For eighteen years, the presentiment, or should I call it the ungrounded conviction, never left me that some day I would own Prince Siddhartha Meditating under a Tree.
I prided myself that my devotion for this painting was second to none. Languishing, burning to possess it, I bided my time with unbearable impatience, until finally, after eighteen years, my prayers were answered and I made the trip to Mt. Rokko in Kobe to bring it back personally, lovingly, to Kyoto.
It was a cold winter day, February 26, 1980.
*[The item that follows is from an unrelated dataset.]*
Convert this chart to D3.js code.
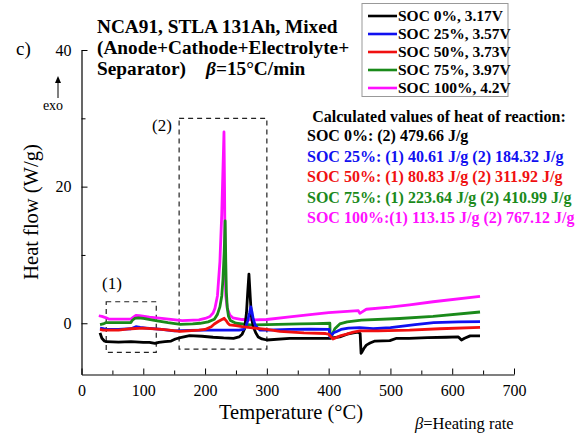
<!DOCTYPE html>
<html><head><meta charset="utf-8">
<script src="https://cdn.jsdelivr.net/npm/d3@7"></script>
<style>body{margin:0;background:#fff}svg{display:block}text{font-family:"Liberation Serif","Times New Roman",serif}</style>
</head><body><svg id="c" width="587" height="434"></svg>
<script>
// ---- data ----
const seriesNames = ["SOC 0%, 3.17V","SOC 25%, 3.57V","SOC 50%, 3.73V","SOC 75%, 3.97V","SOC 100%, 4.2V"];
const seriesColors = ["#000000","#1010f0","#f01010","#1a8a1a","#ff10ff"];
const T0 = [30,33,37,40,60,80,100,110,119,125,135,145,152,160,175,195,213,230,246,255,260,264,267,269,271,273,275,278,282,286,292,300,337,370,400,418,430,440,448,451,452.5,454,457,461,467,475,499,510,530,560,590,610,615,620,629,645];
const H0 = [-1.4,-2.2,-2.6,-2.7,-2.75,-2.7,-2.8,-2.8,-2.95,-2.8,-2.7,-2.6,-2.3,-2.1,-1.8,-1.9,-2.05,-2.15,-2.2,-2.0,-1.6,-0.8,1.5,4.5,7.2,4.0,1.0,-0.5,-1.4,-2.0,-2.3,-2.45,-2.2,-2.2,-2.2,-2.0,-1.6,-1.4,-1.3,-1.5,-4.4,-4.2,-3.7,-3.2,-2.9,-2.6,-2.55,-2.2,-2.2,-2.1,-2.05,-2.0,-2.45,-2.2,-1.85,-1.85];
const T25 = [30,35,40,60,80,88,95,105,130,150,175,200,230,255,262,266,269,272,274,276,278,281,285,289,300,337,370,401,402,404,408,413,420,432,450,472,500,540,570,610,645];
const H25 = [-0.7,-0.8,-0.9,-0.9,-0.8,-0.5,-0.6,-0.7,-0.9,-1.1,-1.05,-1.0,-1.0,-1.0,-0.9,-0.5,0.4,1.5,2.4,1.6,0.6,-0.25,-0.7,-1.0,-1.0,-0.9,-0.85,-0.9,-2.0,-1.8,-1.4,-1.2,-0.9,-0.7,-0.65,-0.8,-0.65,-0.2,0.1,0.2,0.25];
const T50 = [30,35,40,60,80,100,130,160,190,200,210,215,222,228,231,234,237,240,250,260,280,300,321,360,395,400,405,407,412,420,429,440,451,480,531,580,645];
const H50 = [-0.9,-1.0,-1.0,-1.0,-0.8,-0.7,-0.9,-1.2,-1.0,-0.9,-0.5,-0.1,0.3,0.6,0.73,0.4,0.0,-0.25,-0.35,-0.5,-0.7,-0.9,-1.2,-1.4,-1.5,-1.6,-2.1,-2.3,-2.1,-1.8,-1.6,-1.3,-1.1,-1.1,-1.0,-0.8,-0.6];
const T75 = [30,35,40,60,80,82,86,92,100,120,140,160,180,192,205,215,220,224,227,229,231,232.5,233.5,234.5,236,238,241,250,273,300,353,380,402,402.5,405,410,418,430,453,515,569,645];
const H75 = [-0.2,-0.1,0.1,0.1,0.1,0.4,0.7,0.8,0.7,0.4,0.1,-0.15,-0.1,0.0,0.2,0.6,1.3,2.4,4.0,6.5,10.5,15.0,9,4.5,2.2,1.0,0.4,0.0,-0.25,-0.2,-0.1,-0.05,0.0,-2.2,-1.8,-0.8,-0.1,0.2,0.45,0.7,1.0,1.65];
const T100 = [28,33,40,45,60,80,84,88,94,110,130,163,190,200,208,213,216,220,224,227,230.6,231.5,232.5,233.5,236,240,245,260,280,300,337,370,400,430,448,450.5,453,461,499,531,569,645];
const H100 = [1.1,1.0,0.8,0.6,0.6,0.6,0.9,1.15,1.1,0.9,0.7,0.4,0.5,0.7,1.0,1.5,2.2,4,9,16,28,20,8,4,2.2,1.2,0.8,0.55,0.5,0.55,0.95,1.25,1.55,1.75,1.85,1.45,1.6,2.05,2.35,2.7,3.15,3.95];
const xTicks = [0,100,200,300,400,500,600,700];
const yTicks = [0,20,40];
const heatLines = ["SOC 0%: (2) 479.66 J/g","SOC 25%: (1) 40.61 J/g (2) 184.32 J/g","SOC 50%: (1) 80.83 J/g (2) 311.92 J/g","SOC 75%: (1) 223.64 J/g (2) 410.99 J/g","SOC 100%:(1) 113.15 J/g (2) 767.12 J/g"];
const box1 = [40,121,-4.25,3.15];
const box2 = [158,300,-3.8,30];

const series = [[T0,H0],[T25,H25],[T50,H50],[T75,H75],[T100,H100]].map((d,i)=>({name:seriesNames[i],color:seriesColors[i],pts:d[0].map((t,j)=>[t,d[1][j]])}));

// ---- drawing ----
const svg = d3.select("#c");
const x = d3.scaleLinear().domain([0,700]).range([81.5,514]);
const y = d3.scaleLinear().domain([-7.5,40]).range([374.5,50]);

// axes
const gx = svg.append("g").attr("transform","translate(0,374.5)");
gx.call(d3.axisBottom(x).tickValues(xTicks).tickSize(-6).tickPadding(10).tickSizeOuter(0));
gx.append("g").call(d3.axisBottom(x).tickValues(d3.range(50,700,100)).tickSize(-4).tickFormat(""));
const gy = svg.append("g").attr("transform","translate(81.5,0)");
gy.call(d3.axisLeft(y).tickValues(yTicks).tickSize(-6).tickPadding(10).tickSizeOuter(0));
gy.append("g").call(d3.axisLeft(y).tickValues([10,30]).tickSize(-4).tickFormat(""));
svg.selectAll(".domain").attr("stroke","#000").attr("stroke-width",1.2);
svg.selectAll(".tick line").attr("stroke","#000").attr("stroke-width",1);
svg.selectAll(".tick text").attr("font-size",16).attr("font-family","Liberation Serif").attr("fill","#000");
gx.selectAll("g > g > path.domain").remove();
gy.selectAll("g > g > path.domain").remove();

// dashed boxes
[box1,box2].forEach(b=>{
  svg.append("rect").attr("x",x(b[0])).attr("y",y(b[3])).attr("width",x(b[1])-x(b[0])).attr("height",y(b[2])-y(b[3]))
    .attr("fill","none").attr("stroke","#222").attr("stroke-width",1.2).attr("stroke-dasharray","5,4");
});
svg.append("text").attr("x",112).attr("y",289).attr("text-anchor","middle").attr("font-size",17).text("(1)");
svg.append("text").attr("x",162).attr("y",131).attr("text-anchor","middle").attr("font-size",17).text("(2)");

// lines
const line = d3.line().x(d=>x(d[0])).y(d=>y(d[1]));
const order = [4,3,0,1,2];
order.forEach(i=>{
  svg.append("path").attr("d",line(series[i].pts)).attr("fill","none")
    .attr("stroke",series[i].color).attr("stroke-width",2.8).attr("stroke-linejoin","round");
});

// axis titles
svg.append("text").attr("transform","translate(38,212) rotate(-90)").attr("text-anchor","middle").attr("font-size",20.5).text("Heat flow (W/g)");
svg.append("text").attr("x",291).attr("y",419).attr("text-anchor","middle").attr("font-size",20.5).text("Temperature (°C)");
const hr = svg.append("text").attr("x",415).attr("y",429).attr("font-size",16.5);
hr.append("tspan").attr("font-style","italic").text("β");
hr.append("tspan").text("=Heating rate");

// c) and exo arrow
svg.append("text").attr("x",16).attr("y",55).attr("font-size",19).text("c)");
svg.append("text").attr("x",53).attr("y",110).attr("text-anchor","middle").attr("font-size",14).text("exo");
svg.append("line").attr("x1",58).attr("x2",58).attr("y1",98).attr("y2",82).attr("stroke","#000").attr("stroke-width",1);
svg.append("path").attr("d","M55,83 L58,76 L61,83 Z").attr("fill","#000");

// title
const tt = svg.append("g").attr("font-weight","bold").attr("font-size",19.3);
tt.append("text").attr("x",97).attr("y",33).text("NCA91, STLA 131Ah, Mixed");
tt.append("text").attr("x",97).attr("y",54).text("(Anode+Cathode+Electrolyte+");
tt.append("text").attr("x",97).attr("y",75).text("Separator)");
const bt = tt.append("text").attr("x",206).attr("y",75);
bt.append("tspan").attr("font-style","italic").text("β");
bt.append("tspan").text("=15°C/min");

// legend
svg.append("rect").attr("x",362).attr("y",3.5).attr("width",146).attr("height",93).attr("fill","#fff").attr("stroke","#999").attr("stroke-width",1);
const lg = svg.append("g");
series.forEach((s,i)=>{
  const yy = 16 + i*18;
  lg.append("line").attr("x1",368).attr("x2",397).attr("y1",yy).attr("y2",yy).attr("stroke",s.color).attr("stroke-width",2.6);
  lg.append("text").attr("x",398).attr("y",yy+5).attr("font-size",15.5).attr("font-weight","bold").text(s.name);
});

// heat of reaction annotation
svg.append("text").attr("x",439).attr("y",122).attr("text-anchor","middle").attr("font-size",16).attr("font-weight","bold").text("Calculated values of heat of reaction:");
heatLines.forEach((t,i)=>{
  svg.append("text").attr("x",307).attr("y",141+i*20.5).attr("font-size",16).attr("font-weight","bold").attr("fill",seriesColors[i]).text(t);
});
</script></body></html>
Today, when I sit opposite from where it hangs in an alcove of the Kahitsukan and look at it, vast, indescribable emotions well up in me. Some of these feelings inevitably are memories of my youth, since my encounter with Prince Siddhartha Meditating under a Tree took place when I was twentyone years old, in my third year as an art dealer, while I was still studying and learning about the profession.
Sometimes also I'm filled with admiration for the young Siddhartha, sitting in meditation under the sacred fig tree on the banks of the Nairanjana.
What I next remember is thinking about death as a youth.
The death I thought about was neither world-weary nor nihilistic; on the contrary, these thoughts were a way to realize clearly what living meant to me.
And it was Kagaku's painting that solved this vital problem for me. Prince Siddhartha Meditating under a Tree was the starting point for all my meditations, methods of thought, and life work. But the man who created this work of art that means so much to me, Kagaku Murakami, is unknown to me.
However, now as I sit and look at this painting, I get a feeling of Kagaku's severity and his richness, which cleanses and warms my heart.